Posner Before Congress

Everyone's favorite (or at least in the top 2) big brain on the Seventh Circuit Court of Appeals, Judge Richard Posner, testified before the House Intelligence Committee yesterday. The topic was the NSA's domestic surveillance program. How Appealing gave me a heads up on this article from this NYT...
Judge Richard A. Posner, an author on intelligence, told the House Intelligence Committee that the requirement for court warrants under the Foreign Intelligence Surveillance Act was “obsolete.”

To get a warrant from the secret court that oversees such eavesdropping, said Judge Posner, who sits on the United States Court of Appeals for the Seventh Circuit, the government must already know who the terrorists are. “The challenge for intelligence is not to track down known terrorists,” he said. “It’s to find out who the terrorists are.”

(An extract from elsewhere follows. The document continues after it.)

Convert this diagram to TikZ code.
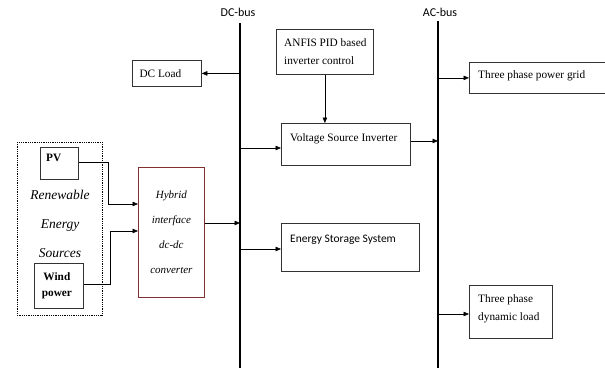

Posner is once again being Posner here. He's a pragmatist. He's often called a conservative, but I think that label is way off. His view of the law is a very practical one. In this testimony (I'm going by this excerpt since I haven't been able to watch it all yet), he's basically telling it like it is. The intelligence means needed to find terrorists is not the same means that we use under FISA. If the goal is to find them, then this apparatus is not going to get the job done. You may believe that FISA should be strictly adhered to and that's certainly a reasonable position to have. However, you must recognize that a strictly adhered to FISA will make it much more difficult to find unknown terrorists. Posner is just laying this out as the state of things. I'm looking forward to watching all of this testimony tomorrow (that's how cool I am...).